[Dataset records]
════

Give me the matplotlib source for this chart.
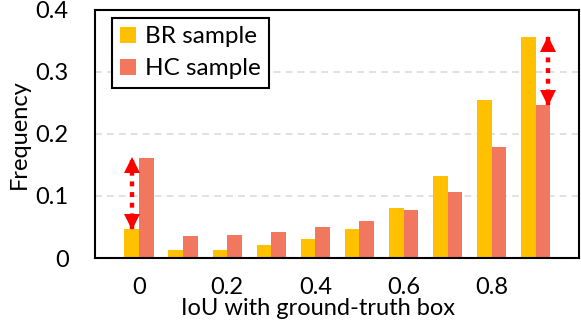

════

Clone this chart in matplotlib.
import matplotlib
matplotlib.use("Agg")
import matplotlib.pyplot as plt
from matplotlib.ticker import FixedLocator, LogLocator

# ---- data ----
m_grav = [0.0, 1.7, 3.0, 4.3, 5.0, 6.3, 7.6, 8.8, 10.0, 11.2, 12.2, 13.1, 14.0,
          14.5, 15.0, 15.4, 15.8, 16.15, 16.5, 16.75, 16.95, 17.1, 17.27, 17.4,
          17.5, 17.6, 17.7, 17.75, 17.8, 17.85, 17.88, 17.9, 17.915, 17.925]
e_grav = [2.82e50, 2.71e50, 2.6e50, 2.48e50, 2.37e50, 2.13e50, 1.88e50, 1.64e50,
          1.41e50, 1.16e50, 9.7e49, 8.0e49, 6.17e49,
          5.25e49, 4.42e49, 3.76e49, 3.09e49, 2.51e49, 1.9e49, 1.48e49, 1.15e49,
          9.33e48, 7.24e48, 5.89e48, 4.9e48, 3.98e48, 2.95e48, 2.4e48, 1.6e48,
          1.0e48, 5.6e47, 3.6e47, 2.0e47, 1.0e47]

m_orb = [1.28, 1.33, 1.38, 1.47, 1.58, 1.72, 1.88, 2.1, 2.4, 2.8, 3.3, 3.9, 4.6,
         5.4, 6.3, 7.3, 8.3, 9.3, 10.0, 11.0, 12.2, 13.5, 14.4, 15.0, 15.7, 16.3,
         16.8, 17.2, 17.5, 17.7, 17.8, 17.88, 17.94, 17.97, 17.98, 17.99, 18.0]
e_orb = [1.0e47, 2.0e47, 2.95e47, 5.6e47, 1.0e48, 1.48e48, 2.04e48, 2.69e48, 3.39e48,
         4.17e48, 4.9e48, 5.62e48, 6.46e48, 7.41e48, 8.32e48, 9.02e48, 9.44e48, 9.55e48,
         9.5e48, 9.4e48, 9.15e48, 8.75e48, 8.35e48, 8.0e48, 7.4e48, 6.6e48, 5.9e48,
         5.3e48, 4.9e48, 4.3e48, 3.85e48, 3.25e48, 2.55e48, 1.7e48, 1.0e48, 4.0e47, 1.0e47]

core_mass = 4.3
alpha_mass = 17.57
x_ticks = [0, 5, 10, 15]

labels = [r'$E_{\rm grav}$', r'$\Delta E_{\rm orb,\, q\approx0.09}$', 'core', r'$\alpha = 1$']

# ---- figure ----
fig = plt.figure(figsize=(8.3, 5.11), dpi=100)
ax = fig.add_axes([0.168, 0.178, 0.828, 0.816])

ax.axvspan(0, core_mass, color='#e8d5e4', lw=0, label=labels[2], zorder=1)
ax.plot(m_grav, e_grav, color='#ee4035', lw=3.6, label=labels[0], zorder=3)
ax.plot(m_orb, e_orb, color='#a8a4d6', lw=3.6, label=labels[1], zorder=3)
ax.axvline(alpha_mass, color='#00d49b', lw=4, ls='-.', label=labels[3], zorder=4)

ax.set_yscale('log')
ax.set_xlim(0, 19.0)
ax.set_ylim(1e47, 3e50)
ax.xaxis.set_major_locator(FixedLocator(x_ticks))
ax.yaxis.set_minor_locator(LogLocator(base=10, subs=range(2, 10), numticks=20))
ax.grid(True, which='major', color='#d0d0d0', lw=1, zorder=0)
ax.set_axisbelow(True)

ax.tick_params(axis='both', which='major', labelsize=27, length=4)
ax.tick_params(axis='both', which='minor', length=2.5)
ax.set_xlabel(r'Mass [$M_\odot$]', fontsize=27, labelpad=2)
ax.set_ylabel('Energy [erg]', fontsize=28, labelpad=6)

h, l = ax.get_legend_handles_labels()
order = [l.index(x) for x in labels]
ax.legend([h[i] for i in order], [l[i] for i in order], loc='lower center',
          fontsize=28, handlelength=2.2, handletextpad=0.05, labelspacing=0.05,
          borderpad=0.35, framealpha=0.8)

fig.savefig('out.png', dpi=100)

════

[Given task] Starting with the line with "Clone this chart in matplotlib." and ending with the line with "ax.set_axisbelow(True)", extract every line exactly and nothing outside that span.

[Worked answer]
Clone this chart in matplotlib.
import matplotlib
matplotlib.use("Agg")
import matplotlib.pyplot as plt
from matplotlib.ticker import FixedLocator, LogLocator

# ---- data ----
m_grav = [0.0, 1.7, 3.0, 4.3, 5.0, 6.3, 7.6, 8.8, 10.0, 11.2, 12.2, 13.1, 14.0,
          14.5, 15.0, 15.4, 15.8, 16.15, 16.5, 16.75, 16.95, 17.1, 17.27, 17.4,
          17.5, 17.6, 17.7, 17.75, 17.8, 17.85, 17.88, 17.9, 17.915, 17.925]
e_grav = [2.82e50, 2.71e50, 2.6e50, 2.48e50, 2.37e50, 2.13e50, 1.88e50, 1.64e50,
          1.41e50, 1.16e50, 9.7e49, 8.0e49, 6.17e49,
          5.25e49, 4.42e49, 3.76e49, 3.09e49, 2.51e49, 1.9e49, 1.48e49, 1.15e49,
          9.33e48, 7.24e48, 5.89e48, 4.9e48, 3.98e48, 2.95e48, 2.4e48, 1.6e48,
          1.0e48, 5.6e47, 3.6e47, 2.0e47, 1.0e47]

m_orb = [1.28, 1.33, 1.38, 1.47, 1.58, 1.72, 1.88, 2.1, 2.4, 2.8, 3.3, 3.9, 4.6,
         5.4, 6.3, 7.3, 8.3, 9.3, 10.0, 11.0, 12.2, 13.5, 14.4, 15.0, 15.7, 16.3,
         16.8, 17.2, 17.5, 17.7, 17.8, 17.88, 17.94, 17.97, 17.98, 17.99, 18.0]
e_orb = [1.0e47, 2.0e47, 2.95e47, 5.6e47, 1.0e48, 1.48e48, 2.04e48, 2.69e48, 3.39e48,
         4.17e48, 4.9e48, 5.62e48, 6.46e48, 7.41e48, 8.32e48, 9.02e48, 9.44e48, 9.55e48,
         9.5e48, 9.4e48, 9.15e48, 8.75e48, 8.35e48, 8.0e48, 7.4e48, 6.6e48, 5.9e48,
         5.3e48, 4.9e48, 4.3e48, 3.85e48, 3.25e48, 2.55e48, 1.7e48, 1.0e48, 4.0e47, 1.0e47]

core_mass = 4.3
alpha_mass = 17.57
x_ticks = [0, 5, 10, 15]

labels = [r'$E_{\rm grav}$', r'$\Delta E_{\rm orb,\, q\approx0.09}$', 'core', r'$\alpha = 1$']

# ---- figure ----
fig = plt.figure(figsize=(8.3, 5.11), dpi=100)
ax = fig.add_axes([0.168, 0.178, 0.828, 0.816])

ax.axvspan(0, core_mass, color='#e8d5e4', lw=0, label=labels[2], zorder=1)
ax.plot(m_grav, e_grav, color='#ee4035', lw=3.6, label=labels[0], zorder=3)
ax.plot(m_orb, e_orb, color='#a8a4d6', lw=3.6, label=labels[1], zorder=3)
ax.axvline(alpha_mass, color='#00d49b', lw=4, ls='-.', label=labels[3], zorder=4)

ax.set_yscale('log')
ax.set_xlim(0, 19.0)
ax.set_ylim(1e47, 3e50)
ax.xaxis.set_major_locator(FixedLocator(x_ticks))
ax.yaxis.set_minor_locator(LogLocator(base=10, subs=range(2, 10), numticks=20))
ax.grid(True, which='major', color='#d0d0d0', lw=1, zorder=0)
ax.set_axisbelow(True)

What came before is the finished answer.